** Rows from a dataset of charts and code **

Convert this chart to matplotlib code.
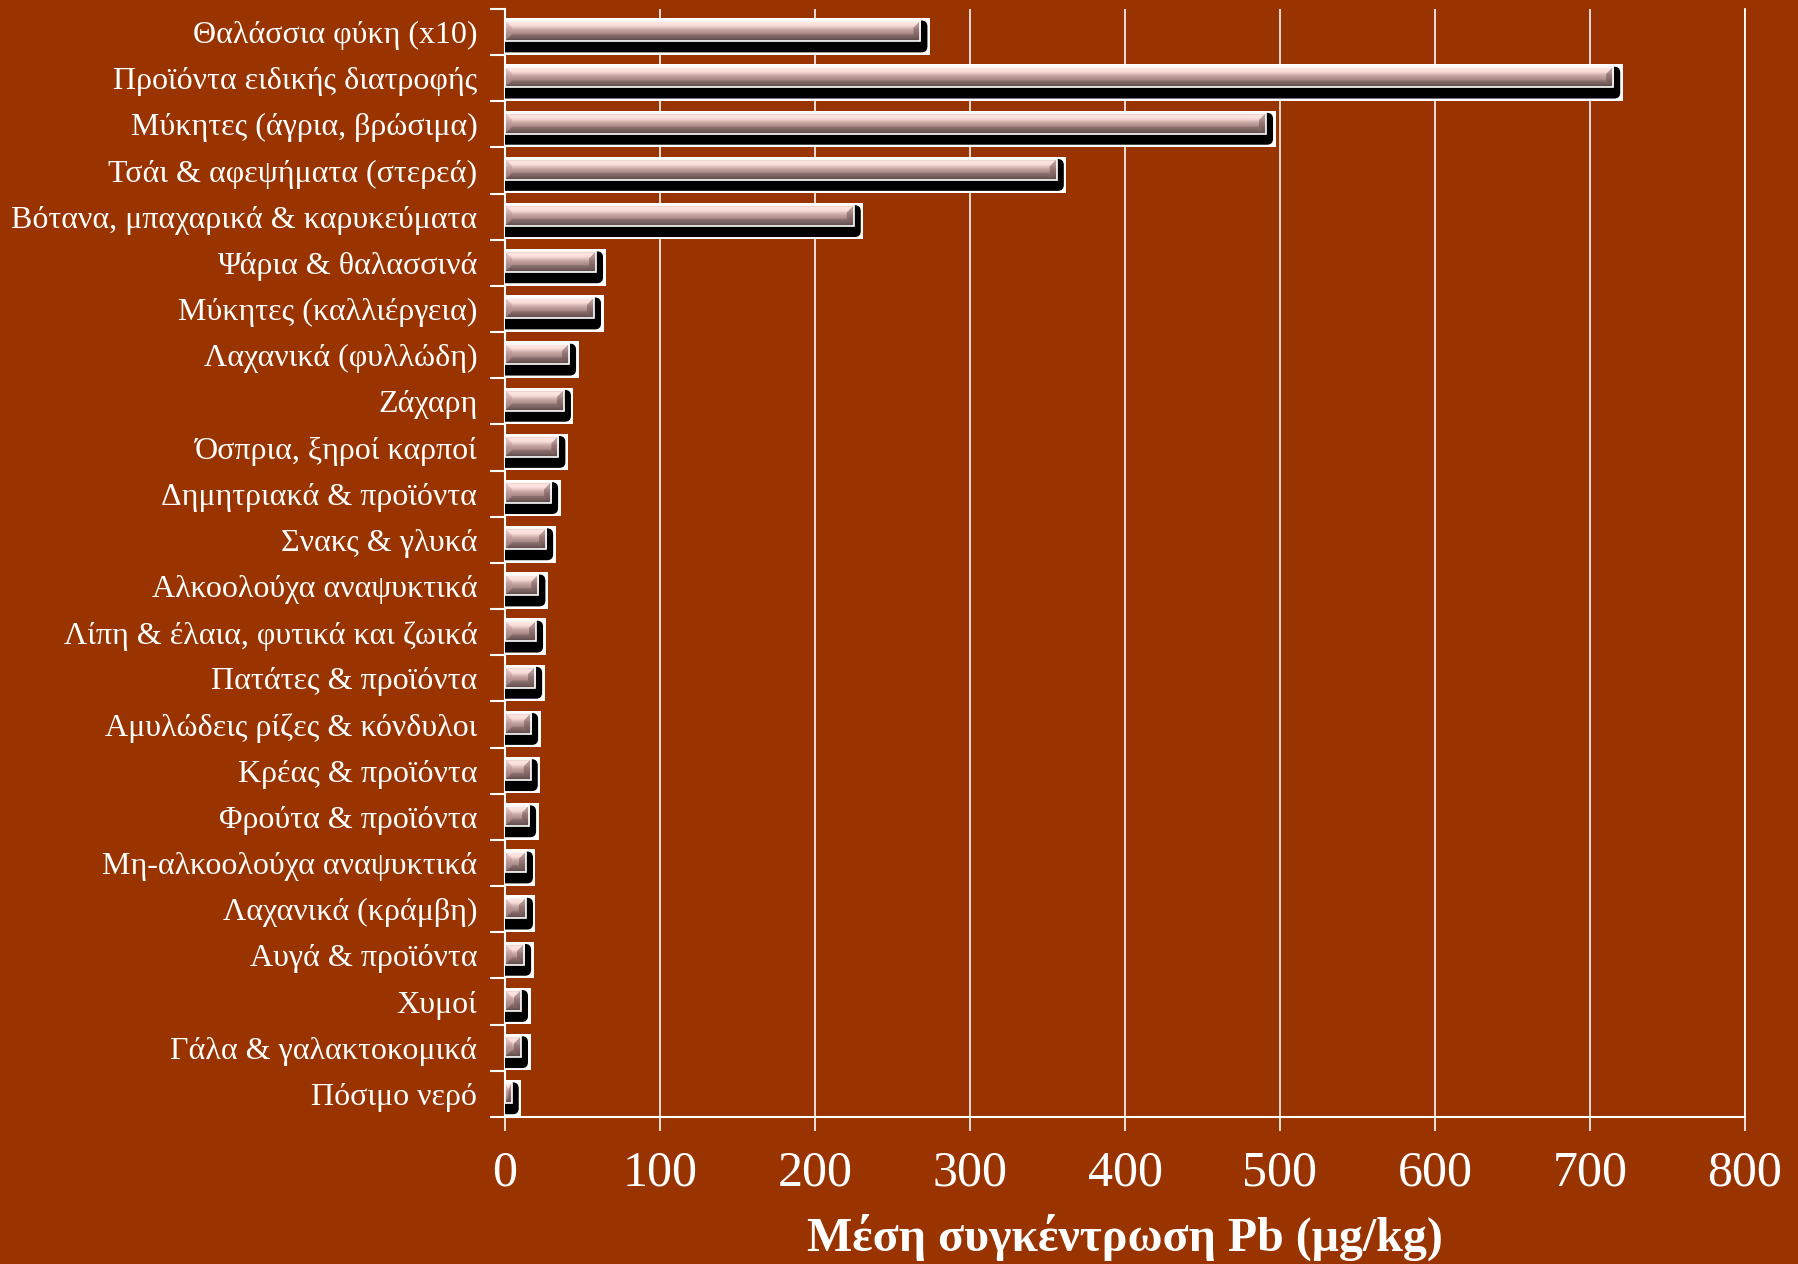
import numpy as np
import matplotlib.pyplot as plt
from matplotlib.patches import Rectangle, FancyBboxPatch, Polygon
from matplotlib.colors import LinearSegmentedColormap

plt.rcParams['font.family'] = ['Liberation Serif', 'DejaVu Serif']

# Δεδομένα
κατηγορίες = [
    'Θαλάσσια φύκη (x10)', 'Προϊόντα ειδικής διατροφής', 'Μύκητες (άγρια, βρώσιμα)',
    'Τσάι & αφεψήματα (στερεά)', 'Βότανα, μπαχαρικά & καρυκεύματα', 'Ψάρια & θαλασσινά',
    'Μύκητες (καλλιέργεια)', 'Λαχανικά (φυλλώδη)', 'Ζάχαρη', 'Όσπρια, ξηροί καρποί',
    'Δημητριακά & προϊόντα', 'Σνακς & γλυκά', 'Αλκοολούχα αναψυκτικά',
    'Λίπη & έλαια, φυτικά και ζωικά', 'Πατάτες & προϊόντα', 'Αμυλώδεις ρίζες & κόνδυλοι',
    'Κρέας & προϊόντα', 'Φρούτα & προϊόντα', 'Μη-αλκοολούχα αναψυκτικά',
    'Λαχανικά (κράμβη)', 'Αυγά & προϊόντα', 'Χυμοί', 'Γάλα & γαλακτοκομικά', 'Πόσιμο νερό',
]
τιμές = [268, 715, 491, 356, 225, 58.7, 57.4, 41.3, 38, 34.4, 29.7, 26.5, 21.5,
         20.0, 19.4, 16.8, 16.6, 15.5, 13.5, 13.5, 12.3, 10.3, 10.3, 4.3]
xticks = [0, 100, 200, 300, 400, 500, 600, 700, 800]
xlabel = 'Μέση συγκέντρωση Pb (μg/kg)'

BG = '#993300'
N = len(κατηγορίες)

fig = plt.figure(figsize=(17.98, 12.64), dpi=100, facecolor=BG)
ax = fig.add_axes([0.2809, 0.1163, 0.6896, 0.8766], facecolor=BG)

# pixeli pe unitate (pentru bevel / umbra)
px_x = 1240 / 800.0
px_y = 1108 / N

grad = LinearSegmentedColormap.from_list('bara', [
    (0.0, '#e8c0b8'), (0.12, '#fde8e4'), (0.28, '#f6dad6'), (0.45, '#c8a8a4'),
    (0.65, '#a88a88'), (0.85, '#866c6c'), (1.0, '#5e4a4a')])
g = np.linspace(0, 1, 64).reshape(-1, 1)

for k, v in enumerate(τιμές):
    # cutia alba
    ax.add_patch(Rectangle((0, k + 0.20), v + 9.5 / px_x, 0.79,
                           facecolor='white', edgecolor='none', zorder=3))
    # umbra neagra cu colturi rotunjite
    r = 6.0 / px_x
    ax.add_patch(FancyBboxPatch((-3 * r, k + 0.25), v + 7 / px_x + 3 * r, 0.69,
                                boxstyle=f'round,pad=0,rounding_size={r}',
                                mutation_aspect=px_x / px_y,
                                facecolor='black', edgecolor='none', zorder=4))
    # fata barei cu gradient
    y0, y1 = k + 0.253, k + 0.70
    ax.imshow(g, extent=[0, v, y1, y0], aspect='auto', cmap=grad,
              interpolation='bilinear', zorder=5)
    bx = min(7 / px_x, v / 2)
    by = min(7 / px_y, (y1 - y0) / 2)
    # bevel: stanga, dreapta, jos
    ax.add_patch(Polygon([(0, y0), (bx, y0 + by), (bx, y1 - by), (0, y1)],
                         closed=True, facecolor='#b89494', alpha=0.45,
                         edgecolor='none', zorder=6))
    ax.add_patch(Polygon([(v, y0), (v - bx, y0 + by), (v - bx, y1 - by), (v, y1)],
                         closed=True, facecolor='#5a4040', alpha=0.45,
                         edgecolor='none', zorder=6))
    ax.add_patch(Polygon([(0, y1), (bx, y1 - by), (v - bx, y1 - by), (v, y1)],
                         closed=True, facecolor='#4a3636', alpha=0.25,
                         edgecolor='none', zorder=6))
    ax.add_patch(Rectangle((0, y0), v, y1 - y0, fill=False, edgecolor='white',
                           lw=1.2, zorder=7))

ax.set_xlim(0, 800)
ax.set_ylim(N, 0)

ax.set_xticks(xticks)
ax.set_xticklabels([str(t) for t in xticks])
ax.set_yticks(np.arange(N + 1))
ax.set_yticklabels([])
ax.set_yticks(np.arange(N) + 0.5, minor=True)
ax.set_yticklabels(κατηγορίες, minor=True)

ax.tick_params(axis='x', colors='white', labelsize=36, length=10, width=1.2,
               direction='out', pad=14)
ax.tick_params(axis='y', which='major', colors='white', length=11, width=1.5,
               direction='out')
ax.tick_params(axis='y', which='minor', colors='white', labelsize=23, length=0,
               pad=20)

ax.grid(axis='x', color='#f4e8e8', lw=1.3, zorder=1)
ax.set_axisbelow(True)
for s in ['left', 'bottom', 'right']:
    ax.spines[s].set_color('white')
    ax.spines[s].set_linewidth(1.5)
ax.spines['right'].set_linewidth(1.3)
ax.spines['top'].set_visible(False)

ax.set_xlabel(xlabel, color='white', fontsize=34.5, fontweight='bold', labelpad=12)

fig.savefig('out.png', dpi=100, facecolor=BG)
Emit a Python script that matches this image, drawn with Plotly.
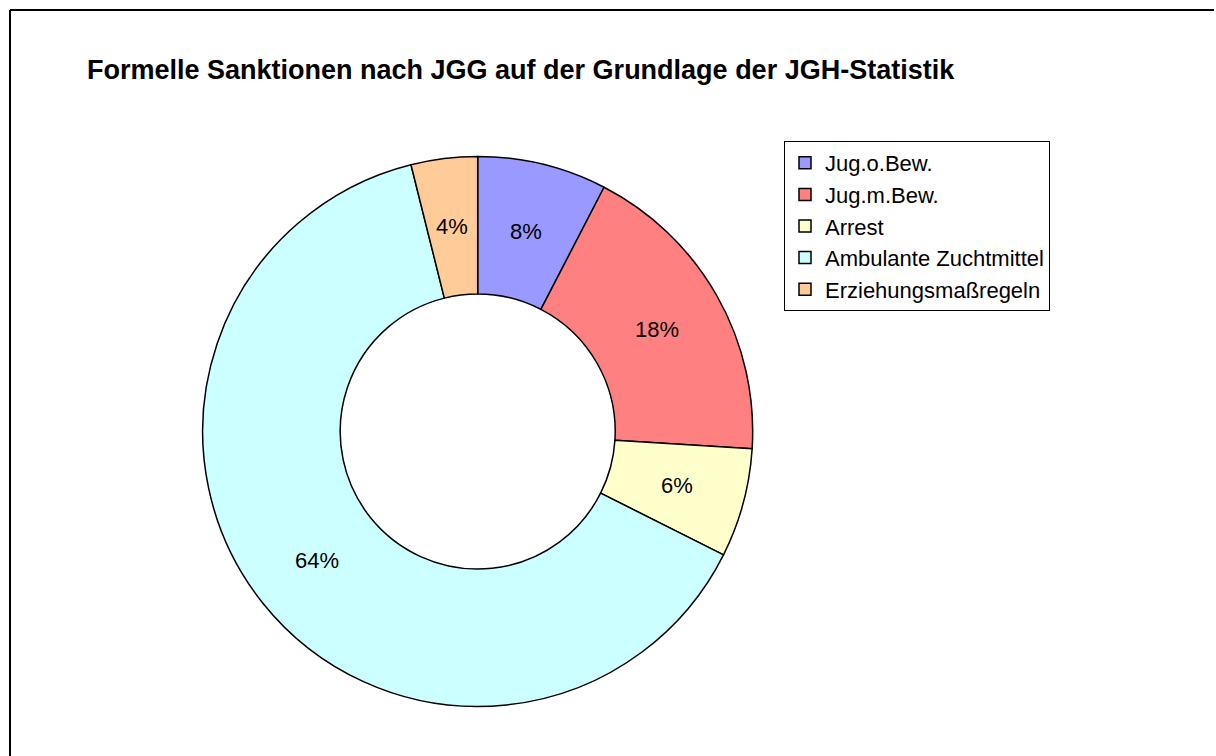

** STATED GOAL **
Print the entries as they stand, first line through the line holding "g = np.linspace(0, 1, 64).reshape(-1, 1)", with every picture removed.

** TASK RESPONSE **
Convert this chart to matplotlib code.
import numpy as np
import matplotlib.pyplot as plt
from matplotlib.patches import Rectangle, FancyBboxPatch, Polygon
from matplotlib.colors import LinearSegmentedColormap

plt.rcParams['font.family'] = ['Liberation Serif', 'DejaVu Serif']

# Δεδομένα
κατηγορίες = [
    'Θαλάσσια φύκη (x10)', 'Προϊόντα ειδικής διατροφής', 'Μύκητες (άγρια, βρώσιμα)',
    'Τσάι & αφεψήματα (στερεά)', 'Βότανα, μπαχαρικά & καρυκεύματα', 'Ψάρια & θαλασσινά',
    'Μύκητες (καλλιέργεια)', 'Λαχανικά (φυλλώδη)', 'Ζάχαρη', 'Όσπρια, ξηροί καρποί',
    'Δημητριακά & προϊόντα', 'Σνακς & γλυκά', 'Αλκοολούχα αναψυκτικά',
    'Λίπη & έλαια, φυτικά και ζωικά', 'Πατάτες & προϊόντα', 'Αμυλώδεις ρίζες & κόνδυλοι',
    'Κρέας & προϊόντα', 'Φρούτα & προϊόντα', 'Μη-αλκοολούχα αναψυκτικά',
    'Λαχανικά (κράμβη)', 'Αυγά & προϊόντα', 'Χυμοί', 'Γάλα & γαλακτοκομικά', 'Πόσιμο νερό',
]
τιμές = [268, 715, 491, 356, 225, 58.7, 57.4, 41.3, 38, 34.4, 29.7, 26.5, 21.5,
         20.0, 19.4, 16.8, 16.6, 15.5, 13.5, 13.5, 12.3, 10.3, 10.3, 4.3]
xticks = [0, 100, 200, 300, 400, 500, 600, 700, 800]
xlabel = 'Μέση συγκέντρωση Pb (μg/kg)'

BG = '#993300'
N = len(κατηγορίες)

fig = plt.figure(figsize=(17.98, 12.64), dpi=100, facecolor=BG)
ax = fig.add_axes([0.2809, 0.1163, 0.6896, 0.8766], facecolor=BG)

# pixeli pe unitate (pentru bevel / umbra)
px_x = 1240 / 800.0
px_y = 1108 / N

grad = LinearSegmentedColormap.from_list('bara', [
    (0.0, '#e8c0b8'), (0.12, '#fde8e4'), (0.28, '#f6dad6'), (0.45, '#c8a8a4'),
    (0.65, '#a88a88'), (0.85, '#866c6c'), (1.0, '#5e4a4a')])
g = np.linspace(0, 1, 64).reshape(-1, 1)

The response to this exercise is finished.